HUNDREDS of feet above the bustling “favelas” of Rio de Janeiro, a climber carefully pads up a blank sweep of granite, concentrating on the precise placement of hands and feet.
Edinburgh-based airline pilot Stuart Green had climbed many of the rockfaces that surround the Brazilian metropolis, but it was his encounter with US-born climbing instructor Andrew Lenz on the famous Corcovado mountain that changed his perception of the city below and led to him setting up a charity, Urban Uprising, to help children escape the dangers of the streets by learning to climb – a vision that is now set to help children in Scotland too.
“The climbing is stunning and is all over the city but it’s only accessible to a few people. It’s a very underdeveloped sport there,” Green said.
Climbing in Rio is unique: slabs of perfect granite above a colourful setting with the sound of police helicopters and barking dogs punctuating the bustle of the streets. But the act of ascending the rock also involves a journey of personal development.
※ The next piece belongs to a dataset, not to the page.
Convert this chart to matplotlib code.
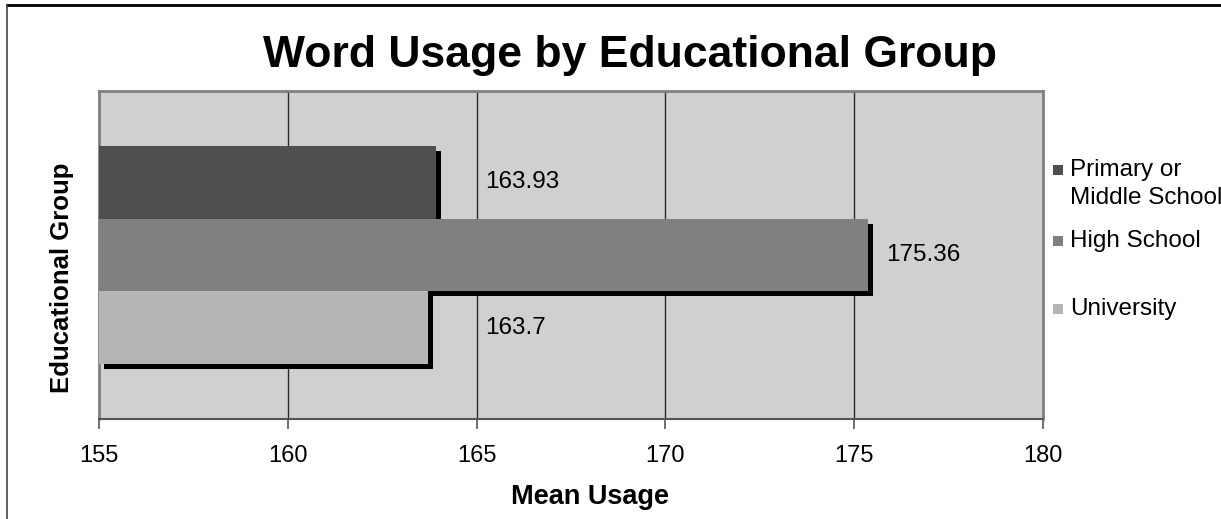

The children, Green noticed, seemed to walk an inch taller after completing a climb, ensuring they kept away from the temptations of the crime-ridden streets of Rocinha, Rio’s biggest favela.
Rocinha was only “pacified” a little over two years ago when armed police drove out the drug gangs, and the criminals are fighting a constant battle to regain control.
Young teenagers are prime recruiting targets, and rock climbing provided a “hook” to take them away from that world. The backgrounds of the children taking part in the courses are varied, but they all have something to gain from the activity.
“At the end of the session they are almost glowing with pride,” Green says. “A lot don’t get to the top, but we have ways of encouraging them. Sometimes they do, and they have never seen their own city from that angle before.
“It’s an innovative and engaging way of getting these kids into a safe group of friends where they can learn and have good role models.”
The children’s club needed climbing equipment that was readily available in Scotland, so Green started running collection points at climbing walls for donated shoes, helmets and ropes.
Calling on his friends, Green recruited magazine journalist Matt Ray and his cousin Tom Ray, an IT specialist at cloud computing firm Cloudreach, to set up a charity to raise money for the climbing school. They decided on a remit that will allow the set-up to raise money for groups around the world – Edinburgh and London are already in their sights.
Urban Uprising, launched last month, has quickly won support from the Scottish climbing community, as well as gaining corporate backing. Already it is looking beyond its goals in Rocinha to what it can achieve elsewhere, not just using rock climbing but other so-called extreme sports that have the potential to develop young characters.
In Brazil, Urban Uprising is already supporting a teaching programme, providing youngsters with life skills and in some cases encouraging them into work as instructors or guides themselves.